Mademoiselle Vigla

par Marcelle Vaultier-Hue (17 octobre 2000)

 

 

C'est sans doute le professeur qui nous a le plus marquées au cours de notre scolarité. Il y aurait beaucoup à dire sur ce prof vraiment pas comme les autres !

Le "cours type", il se déroulait toujours à peu près de la même façon. Si c'était au début de la matinée ou de l'après-midi, nous avions droit à l'incontournable prière, c'est-à-dire un Notre Père ou un Je vous salue Marie, debout dans les allées alignées. "Je ne veux voir qu'une seule tête" One head please !
Après cela nous plongions dans les aventures de John and Betty et Mademoiselle Vigla nous interrogeait en brandissant en l'air un numéro inscrit sur un jeton en ivoire (j'avais le numéro 17). Pas question d'être dans la lune, il fallait répondre vite et bien. Nous étions très bien entrainées à l'oral ! Après cela un peu de grammaire et pour terminer nous chnations en anglais accompagnés par l'accordéon God Saves the Queen, Hickory Dickory Dock, Who killed Cook Robin? ... tout un répertoire. On se procurait les paroles de ces chansons grâce à notre argent anglais (en carton). Une chanson égalait 2 shillings 6 pence (Half Crown). On avait cet argent grâce à la récitation de vocabulaire qui avait lieu en début de cours. 20 mots, one shilling chaque mot. On échangeait sa feuille avec la voisine et pas question d'oublier une faute: 1 faute oubliée = 2 points en moins. Mademoiselle Vigla ne nous rendait jamais les demi-feuilles sur lesquelles nous faisions cette récitation. Il fallait plier la feuille 2 fois (dans le sens vertical) et sans tenir compte de la marge (cela faisait des colonnes). Comme elle ne nous redonnait jamais ces feuilles, les mauvaises langues prétendaient qu'elle en faisait un usage "très personnel". Nous n'avons jamais pu en avoir la preuve...

Quoi qu'il en soit, l'heure passait très vite ponctuée d'histoires drôles et nous riions beaucoup.

Les tenues de Mademoiselle Vigla ne passaient pas inaperçues. Il y avait tout d'abord les petites "soquettes blanches" en été à même la peau, en hiver par dessus les bas. Les robes étaient en été pleines de froufrous et chaque hiver réapparaissait la grosse "moumoute" beige toute bouclée avec col capuche. Peut-être ce gros manteau a-t-il préservé notre professeur d'une chute ... dans la tranchée du tout à l'égout !

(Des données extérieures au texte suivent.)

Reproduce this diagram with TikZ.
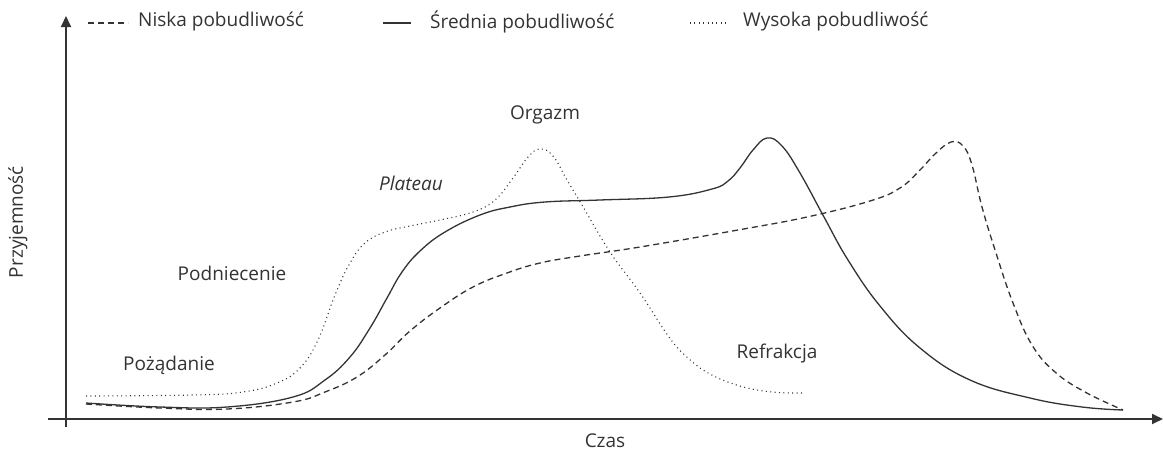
\documentclass[tikz,border=0pt]{standalone}
\usepackage{fontspec}
\setmainfont{Open Sans}
\usetikzlibrary{arrows.meta}
\definecolor{ink}{HTML}{333333}
\tikzset{
  axis/.style={draw=ink, line width=1.8pt},
  curve/.style={draw=ink, line width=1.3pt, line join=round},
  lowc/.style={curve, dash pattern=on 6pt off 4pt},
  midc/.style={curve},
  highc/.style={curve, line width=1.1pt, dash pattern=on 1pt off 3.4pt},
  lbl/.style={text=ink, font=\fontsize{19}{22}\selectfont, inner sep=0pt},
}
\begin{document}
\begin{tikzpicture}[x=1pt,y=-1pt]
\useasboundingbox (0,0) rectangle (1163,453);
% axes
\coordinate (yb) at (66,427);
\coordinate (yt) at (66,16);
\coordinate (xl) at (48,419);
\coordinate (xr) at (1163,419);
\draw[axis, -{Triangle[length=11pt,width=10pt]}] (yb) -- (yt);
\draw[axis, -{Triangle[length=11pt,width=10pt]}] (xl) -- (xr);
% legend
\coordinate (l1a) at (88,23); \coordinate (l1b) at (128,23);
\coordinate (l2a) at (383,23); \coordinate (l2b) at (411,23);
\coordinate (l3a) at (690,23); \coordinate (l3b) at (729,23);
\draw[lowc] (l1a) -- (l1b);
\draw[midc] (l2a) -- (l2b);
\draw[highc] (l3a) -- (l3b);
\node[lbl, anchor=west] (leg1) at (138,22) {Niska pobudliwość};
\node[lbl, anchor=west] (leg2) at (430,22) {Średnia pobudliwość};
\node[lbl, anchor=west] (leg3) at (743,22) {Wysoka pobudliwość};
% axis labels
\node[lbl, rotate=90] (ylab) at (18,222) {Przyjemność};
\node[lbl] (xlab) at (605,441) {Czas};
% phase labels
\node[lbl] (p1) at (169,365) {Pożądanie};
\node[lbl] (p2) at (232,273) {Podniecenie};
\node[lbl, font=\fontsize{19}{22}\selectfont\itshape] (p3) at (411,183) {Plateau};
\node[lbl] (p4) at (545,115) {Orgazm};
\node[lbl] (p5) at (777,354) {Refrakcja};
% high arousal (dotted)
\draw[highc] plot[smooth, tension=0.7] coordinates {
(86,396) (193,395) (243,392) (277,383) (300,368) (318,340) (335,295) (350,263)
(365,243) (385,232) (410,226) (440,220) (473,212) (495,200) (513,178) (528,157)
(540,149) (553,156) (567,180) (582,205) (610,252) (640,293) (669,337) (688,358)
(710,374) (740,386) (772,392) (803,393)};
% medium arousal (solid)
\draw[midc] plot[smooth, tension=0.7] coordinates {
(86,403) (160,407) (227,407) (293,397) (325,380) (350,357) (370,328) (387,298)
(402,272) (420,251) (445,232) (480,215) (510,207) (545,202) (600,200)
(669,197) (712,189) (728,181) (740,168) (753,150) (767,138) (782,146) (800,173)
(824,217) (848,260) (880,306) (920,348) (970,380) (1030,398) (1082,407) (1123,410)};
% low arousal (dashed)
\draw[lowc] plot[smooth, tension=0.7] coordinates {
(86,404) (160,408) (227,409) (293,402) (325,392) (357,377) (385,355) (410,331)
(440,308) (473,287) (507,273) (540,263) (580,256) (640,247) (738,230) (807,217)
(870,201) (900,188) (920,170) (935,154) (951,142) (963,146) (972,165) (982,207)
(996,253) (1013,303) (1032,345) (1055,372) (1085,392) (1123,410)};
\end{tikzpicture}
\end{document}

Mademoiselle Vigla dans la tranchée. C'était en plein hiver et Mademoiselle Vigla comme elle se plaisait à nous le rappeller souvent était "infirmière diplômée de l'Etat". Après ses cours, elle allait donc dans les familles. On l'appellait plus communément "la guêpe" à cause de son activité de piqueuse. Un soir d'hiver la lanterne de chantier s'était éteinte à cause du vent ! et Mademoiselle Vigla, la boîte à piqûres et le manteau "moumoute" plongèrent dans la tranchée. Heureusement des ouvriers des usines de cuivres passaient par là et comme ils sont "très braves" repêchent Madeleine, son manteau et sa boîte à piqûre. Mademoiselle Vigla a été très marquée de cette mésaventure. Chaque jour son visage prenait une couleur différente, bleu, vert, violet.... Quelle aventure...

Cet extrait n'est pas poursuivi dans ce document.